[BEGIN]

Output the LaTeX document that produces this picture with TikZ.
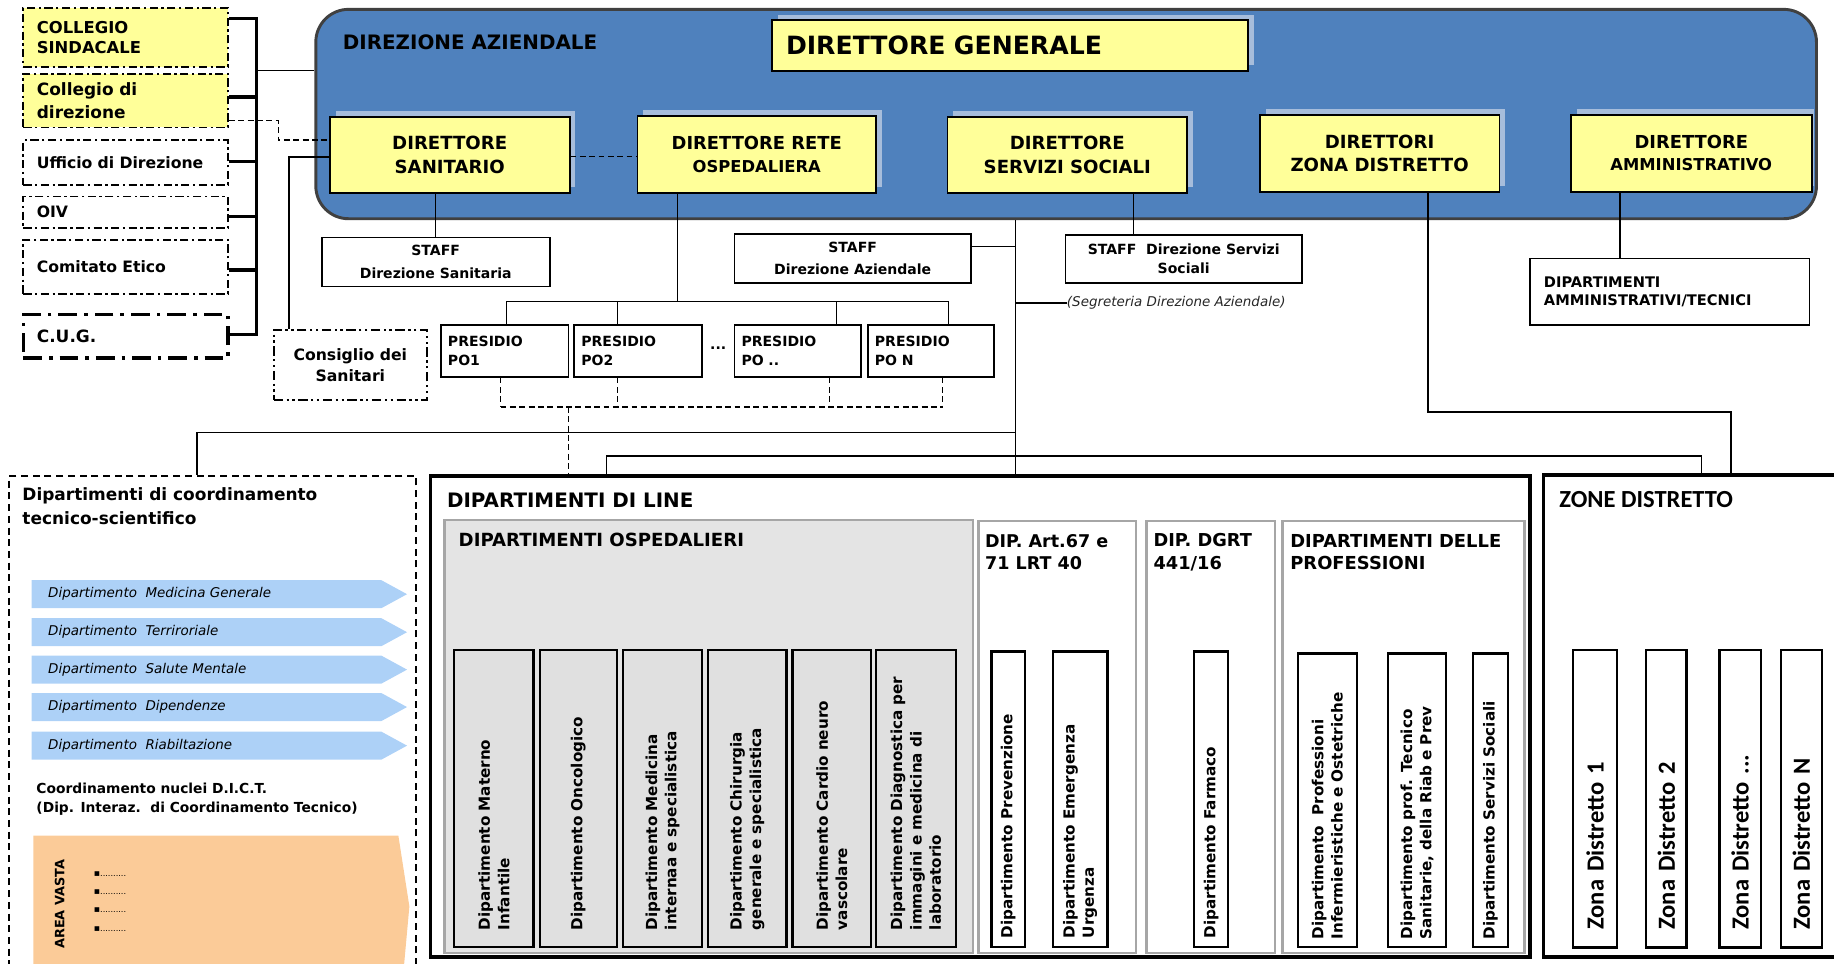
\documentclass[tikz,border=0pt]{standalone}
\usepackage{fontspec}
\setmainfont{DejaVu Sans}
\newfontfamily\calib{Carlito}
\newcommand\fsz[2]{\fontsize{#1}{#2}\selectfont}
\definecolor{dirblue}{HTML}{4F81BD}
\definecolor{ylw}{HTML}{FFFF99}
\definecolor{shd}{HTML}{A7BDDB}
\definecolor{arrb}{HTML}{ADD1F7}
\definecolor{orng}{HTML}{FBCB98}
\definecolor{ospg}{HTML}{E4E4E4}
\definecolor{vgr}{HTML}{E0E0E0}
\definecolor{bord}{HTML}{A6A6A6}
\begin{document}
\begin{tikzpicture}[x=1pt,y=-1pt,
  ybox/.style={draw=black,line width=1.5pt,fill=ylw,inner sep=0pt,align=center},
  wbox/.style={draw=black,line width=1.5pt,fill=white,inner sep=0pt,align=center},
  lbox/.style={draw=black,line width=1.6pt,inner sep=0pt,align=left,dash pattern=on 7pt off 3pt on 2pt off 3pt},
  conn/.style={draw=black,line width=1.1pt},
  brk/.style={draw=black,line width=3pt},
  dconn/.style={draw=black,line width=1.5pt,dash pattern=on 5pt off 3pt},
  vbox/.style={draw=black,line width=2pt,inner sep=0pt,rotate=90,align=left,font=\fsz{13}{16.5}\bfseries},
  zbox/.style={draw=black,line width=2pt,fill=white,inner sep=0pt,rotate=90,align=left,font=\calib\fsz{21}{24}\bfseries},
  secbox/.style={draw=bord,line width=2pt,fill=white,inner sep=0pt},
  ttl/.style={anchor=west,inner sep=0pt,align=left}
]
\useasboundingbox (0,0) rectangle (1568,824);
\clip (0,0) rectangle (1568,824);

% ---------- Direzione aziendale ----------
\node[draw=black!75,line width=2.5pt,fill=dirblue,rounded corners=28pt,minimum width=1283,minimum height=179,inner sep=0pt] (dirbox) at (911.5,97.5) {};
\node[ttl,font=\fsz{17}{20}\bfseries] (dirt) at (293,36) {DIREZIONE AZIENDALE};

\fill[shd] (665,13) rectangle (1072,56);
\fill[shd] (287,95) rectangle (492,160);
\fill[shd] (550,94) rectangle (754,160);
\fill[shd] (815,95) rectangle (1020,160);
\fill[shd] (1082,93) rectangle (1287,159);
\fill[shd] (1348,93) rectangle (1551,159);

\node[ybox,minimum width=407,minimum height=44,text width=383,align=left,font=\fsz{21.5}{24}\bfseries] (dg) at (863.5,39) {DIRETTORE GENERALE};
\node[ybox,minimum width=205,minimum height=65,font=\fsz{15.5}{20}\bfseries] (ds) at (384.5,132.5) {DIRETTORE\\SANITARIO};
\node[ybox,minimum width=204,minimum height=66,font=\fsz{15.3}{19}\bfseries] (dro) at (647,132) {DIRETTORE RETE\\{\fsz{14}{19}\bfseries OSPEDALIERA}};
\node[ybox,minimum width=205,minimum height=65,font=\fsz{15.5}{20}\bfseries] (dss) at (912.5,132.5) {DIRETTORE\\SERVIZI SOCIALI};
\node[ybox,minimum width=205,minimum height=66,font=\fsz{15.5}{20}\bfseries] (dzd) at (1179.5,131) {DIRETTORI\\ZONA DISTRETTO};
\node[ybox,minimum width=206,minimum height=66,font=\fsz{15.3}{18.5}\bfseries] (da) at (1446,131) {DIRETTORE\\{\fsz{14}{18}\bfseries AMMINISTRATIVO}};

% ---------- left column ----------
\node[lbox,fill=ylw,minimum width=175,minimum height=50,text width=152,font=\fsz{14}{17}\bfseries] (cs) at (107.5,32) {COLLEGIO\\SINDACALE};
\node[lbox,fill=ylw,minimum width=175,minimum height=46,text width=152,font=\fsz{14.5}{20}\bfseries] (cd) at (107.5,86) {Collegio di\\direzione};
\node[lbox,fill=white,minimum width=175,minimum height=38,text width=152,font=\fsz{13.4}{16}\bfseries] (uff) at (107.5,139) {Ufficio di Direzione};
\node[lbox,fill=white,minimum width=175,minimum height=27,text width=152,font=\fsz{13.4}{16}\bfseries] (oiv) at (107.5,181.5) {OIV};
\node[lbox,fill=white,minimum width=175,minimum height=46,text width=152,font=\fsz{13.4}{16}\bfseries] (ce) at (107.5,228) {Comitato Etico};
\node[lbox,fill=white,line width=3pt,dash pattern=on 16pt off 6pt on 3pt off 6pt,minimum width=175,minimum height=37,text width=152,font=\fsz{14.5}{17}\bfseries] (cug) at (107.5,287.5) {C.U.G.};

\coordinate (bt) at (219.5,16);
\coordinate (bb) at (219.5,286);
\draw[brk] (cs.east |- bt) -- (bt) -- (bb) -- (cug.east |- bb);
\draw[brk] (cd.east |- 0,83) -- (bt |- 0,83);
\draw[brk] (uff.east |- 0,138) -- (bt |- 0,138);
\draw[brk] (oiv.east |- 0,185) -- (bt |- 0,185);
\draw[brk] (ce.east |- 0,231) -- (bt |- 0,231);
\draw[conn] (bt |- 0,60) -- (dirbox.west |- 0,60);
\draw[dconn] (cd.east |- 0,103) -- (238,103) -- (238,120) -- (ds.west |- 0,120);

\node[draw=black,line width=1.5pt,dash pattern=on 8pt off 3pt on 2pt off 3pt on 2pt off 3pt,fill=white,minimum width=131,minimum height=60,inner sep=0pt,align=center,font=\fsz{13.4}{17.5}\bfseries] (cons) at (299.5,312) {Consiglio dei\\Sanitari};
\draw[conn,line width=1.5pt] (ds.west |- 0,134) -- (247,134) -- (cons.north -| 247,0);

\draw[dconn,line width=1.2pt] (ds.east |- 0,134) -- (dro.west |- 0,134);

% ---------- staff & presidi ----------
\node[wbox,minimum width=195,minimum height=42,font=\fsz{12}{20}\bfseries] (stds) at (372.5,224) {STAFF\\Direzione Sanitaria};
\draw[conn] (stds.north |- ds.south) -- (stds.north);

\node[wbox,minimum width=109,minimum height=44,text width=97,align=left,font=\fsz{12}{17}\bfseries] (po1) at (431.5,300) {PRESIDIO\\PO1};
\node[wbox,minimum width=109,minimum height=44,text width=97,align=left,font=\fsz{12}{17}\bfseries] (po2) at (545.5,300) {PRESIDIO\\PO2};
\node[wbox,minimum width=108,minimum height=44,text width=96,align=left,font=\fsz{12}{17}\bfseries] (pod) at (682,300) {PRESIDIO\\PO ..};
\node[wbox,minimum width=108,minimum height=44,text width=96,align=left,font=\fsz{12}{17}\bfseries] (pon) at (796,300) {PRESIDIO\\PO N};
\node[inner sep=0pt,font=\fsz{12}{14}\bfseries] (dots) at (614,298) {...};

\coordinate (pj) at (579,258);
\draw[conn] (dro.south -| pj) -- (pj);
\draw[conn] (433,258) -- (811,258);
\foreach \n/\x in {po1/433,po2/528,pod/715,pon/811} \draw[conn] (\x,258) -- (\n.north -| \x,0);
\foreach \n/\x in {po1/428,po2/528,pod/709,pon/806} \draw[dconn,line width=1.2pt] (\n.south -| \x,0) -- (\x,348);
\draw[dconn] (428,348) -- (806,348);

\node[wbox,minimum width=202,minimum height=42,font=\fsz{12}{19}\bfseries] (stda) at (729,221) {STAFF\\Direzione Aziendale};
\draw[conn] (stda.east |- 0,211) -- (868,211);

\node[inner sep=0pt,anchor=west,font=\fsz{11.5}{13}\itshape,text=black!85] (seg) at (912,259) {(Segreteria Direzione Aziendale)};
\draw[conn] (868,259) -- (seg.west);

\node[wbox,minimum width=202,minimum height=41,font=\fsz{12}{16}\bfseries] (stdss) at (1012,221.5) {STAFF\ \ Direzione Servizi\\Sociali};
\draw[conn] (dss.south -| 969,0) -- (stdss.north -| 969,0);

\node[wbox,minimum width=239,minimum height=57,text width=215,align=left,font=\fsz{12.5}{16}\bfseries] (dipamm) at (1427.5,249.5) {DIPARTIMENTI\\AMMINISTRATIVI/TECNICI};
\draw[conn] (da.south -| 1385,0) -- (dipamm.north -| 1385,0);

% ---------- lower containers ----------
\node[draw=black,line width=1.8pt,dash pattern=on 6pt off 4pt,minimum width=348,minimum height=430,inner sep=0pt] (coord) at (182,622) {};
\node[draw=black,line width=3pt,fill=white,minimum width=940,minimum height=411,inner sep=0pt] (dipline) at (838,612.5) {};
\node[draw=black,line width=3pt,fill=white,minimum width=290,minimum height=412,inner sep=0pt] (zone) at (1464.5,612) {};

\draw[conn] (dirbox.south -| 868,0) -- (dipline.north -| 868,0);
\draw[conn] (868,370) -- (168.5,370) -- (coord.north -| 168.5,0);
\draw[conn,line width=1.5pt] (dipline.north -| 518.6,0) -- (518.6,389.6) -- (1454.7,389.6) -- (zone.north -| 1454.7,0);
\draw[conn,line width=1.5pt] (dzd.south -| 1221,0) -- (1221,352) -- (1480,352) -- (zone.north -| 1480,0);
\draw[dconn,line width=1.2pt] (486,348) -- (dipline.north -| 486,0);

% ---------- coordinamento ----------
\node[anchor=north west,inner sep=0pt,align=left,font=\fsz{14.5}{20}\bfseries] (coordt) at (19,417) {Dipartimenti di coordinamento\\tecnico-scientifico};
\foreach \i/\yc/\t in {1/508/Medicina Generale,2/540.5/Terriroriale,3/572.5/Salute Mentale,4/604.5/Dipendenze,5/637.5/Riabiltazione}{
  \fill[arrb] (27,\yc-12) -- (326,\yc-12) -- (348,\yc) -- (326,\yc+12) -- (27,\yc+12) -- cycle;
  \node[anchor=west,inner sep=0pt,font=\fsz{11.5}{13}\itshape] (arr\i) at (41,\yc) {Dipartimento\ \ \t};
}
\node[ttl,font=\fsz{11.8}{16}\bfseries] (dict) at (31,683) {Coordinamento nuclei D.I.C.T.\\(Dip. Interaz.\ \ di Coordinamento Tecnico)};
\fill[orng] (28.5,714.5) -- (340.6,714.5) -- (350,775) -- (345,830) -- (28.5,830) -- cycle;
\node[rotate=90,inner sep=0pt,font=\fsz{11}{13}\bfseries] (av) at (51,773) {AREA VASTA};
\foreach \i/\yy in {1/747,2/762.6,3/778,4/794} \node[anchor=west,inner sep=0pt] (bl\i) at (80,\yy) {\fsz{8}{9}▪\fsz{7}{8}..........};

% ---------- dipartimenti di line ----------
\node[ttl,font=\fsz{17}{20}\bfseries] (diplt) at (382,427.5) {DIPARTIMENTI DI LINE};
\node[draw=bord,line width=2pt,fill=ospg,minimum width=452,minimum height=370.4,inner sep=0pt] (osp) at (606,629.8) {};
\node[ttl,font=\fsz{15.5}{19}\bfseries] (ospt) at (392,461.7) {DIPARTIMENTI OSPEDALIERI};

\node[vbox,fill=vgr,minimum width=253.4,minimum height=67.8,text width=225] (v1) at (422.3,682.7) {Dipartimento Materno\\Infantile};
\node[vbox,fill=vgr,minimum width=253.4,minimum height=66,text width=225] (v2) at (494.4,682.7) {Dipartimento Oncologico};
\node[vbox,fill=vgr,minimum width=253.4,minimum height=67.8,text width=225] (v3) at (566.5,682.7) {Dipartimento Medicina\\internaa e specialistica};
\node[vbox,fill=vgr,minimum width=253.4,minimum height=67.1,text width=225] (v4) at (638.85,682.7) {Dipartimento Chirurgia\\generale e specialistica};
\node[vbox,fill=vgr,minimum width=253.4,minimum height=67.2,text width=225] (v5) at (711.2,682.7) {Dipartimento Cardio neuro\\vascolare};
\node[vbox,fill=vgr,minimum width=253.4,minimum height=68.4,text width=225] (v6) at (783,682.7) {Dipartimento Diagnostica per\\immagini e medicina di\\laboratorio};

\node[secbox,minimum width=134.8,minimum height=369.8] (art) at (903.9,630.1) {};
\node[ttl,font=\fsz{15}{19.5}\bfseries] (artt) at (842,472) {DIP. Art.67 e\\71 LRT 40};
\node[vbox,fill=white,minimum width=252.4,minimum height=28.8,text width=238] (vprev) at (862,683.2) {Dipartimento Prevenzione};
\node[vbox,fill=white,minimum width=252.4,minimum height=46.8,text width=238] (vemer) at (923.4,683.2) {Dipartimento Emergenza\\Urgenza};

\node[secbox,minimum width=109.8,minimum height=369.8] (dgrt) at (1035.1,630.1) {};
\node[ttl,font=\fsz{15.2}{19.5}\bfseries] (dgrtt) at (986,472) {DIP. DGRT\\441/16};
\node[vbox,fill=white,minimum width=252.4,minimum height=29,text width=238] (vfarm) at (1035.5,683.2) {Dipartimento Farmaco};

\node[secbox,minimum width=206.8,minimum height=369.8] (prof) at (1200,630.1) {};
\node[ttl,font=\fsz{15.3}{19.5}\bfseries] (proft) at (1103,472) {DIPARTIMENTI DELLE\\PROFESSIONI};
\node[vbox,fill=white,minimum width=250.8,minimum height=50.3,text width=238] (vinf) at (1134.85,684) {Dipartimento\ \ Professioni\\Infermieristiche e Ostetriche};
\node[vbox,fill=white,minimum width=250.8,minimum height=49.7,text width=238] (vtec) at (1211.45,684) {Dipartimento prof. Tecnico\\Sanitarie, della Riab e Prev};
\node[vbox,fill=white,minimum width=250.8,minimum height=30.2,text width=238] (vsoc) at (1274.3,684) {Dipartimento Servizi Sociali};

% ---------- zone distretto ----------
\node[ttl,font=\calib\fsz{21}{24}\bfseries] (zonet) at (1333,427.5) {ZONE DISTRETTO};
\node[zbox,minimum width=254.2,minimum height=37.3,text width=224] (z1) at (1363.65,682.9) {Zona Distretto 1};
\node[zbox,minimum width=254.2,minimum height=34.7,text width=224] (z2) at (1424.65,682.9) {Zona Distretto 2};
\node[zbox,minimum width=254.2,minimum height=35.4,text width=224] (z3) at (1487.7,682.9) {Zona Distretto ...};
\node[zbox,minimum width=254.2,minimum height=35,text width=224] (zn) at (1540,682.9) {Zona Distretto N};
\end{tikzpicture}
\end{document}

[END]

> **What you have to do**:
Give again, word for word, every line from the top of the data through the line with "(dirt) at (293,36)", both ends included, and exclude the pictures.

> **Output for this exercise**:
Output the LaTeX document that produces this picture with TikZ.
\documentclass[tikz,border=0pt]{standalone}
\usepackage{fontspec}
\setmainfont{DejaVu Sans}
\newfontfamily\calib{Carlito}
\newcommand\fsz[2]{\fontsize{#1}{#2}\selectfont}
\definecolor{dirblue}{HTML}{4F81BD}
\definecolor{ylw}{HTML}{FFFF99}
\definecolor{shd}{HTML}{A7BDDB}
\definecolor{arrb}{HTML}{ADD1F7}
\definecolor{orng}{HTML}{FBCB98}
\definecolor{ospg}{HTML}{E4E4E4}
\definecolor{vgr}{HTML}{E0E0E0}
\definecolor{bord}{HTML}{A6A6A6}
\begin{document}
\begin{tikzpicture}[x=1pt,y=-1pt,
  ybox/.style={draw=black,line width=1.5pt,fill=ylw,inner sep=0pt,align=center},
  wbox/.style={draw=black,line width=1.5pt,fill=white,inner sep=0pt,align=center},
  lbox/.style={draw=black,line width=1.6pt,inner sep=0pt,align=left,dash pattern=on 7pt off 3pt on 2pt off 3pt},
  conn/.style={draw=black,line width=1.1pt},
  brk/.style={draw=black,line width=3pt},
  dconn/.style={draw=black,line width=1.5pt,dash pattern=on 5pt off 3pt},
  vbox/.style={draw=black,line width=2pt,inner sep=0pt,rotate=90,align=left,font=\fsz{13}{16.5}\bfseries},
  zbox/.style={draw=black,line width=2pt,fill=white,inner sep=0pt,rotate=90,align=left,font=\calib\fsz{21}{24}\bfseries},
  secbox/.style={draw=bord,line width=2pt,fill=white,inner sep=0pt},
  ttl/.style={anchor=west,inner sep=0pt,align=left}
]
\useasboundingbox (0,0) rectangle (1568,824);
\clip (0,0) rectangle (1568,824);

% ---------- Direzione aziendale ----------
\node[draw=black!75,line width=2.5pt,fill=dirblue,rounded corners=28pt,minimum width=1283,minimum height=179,inner sep=0pt] (dirbox) at (911.5,97.5) {};
\node[ttl,font=\fsz{17}{20}\bfseries] (dirt) at (293,36) {DIREZIONE AZIENDALE};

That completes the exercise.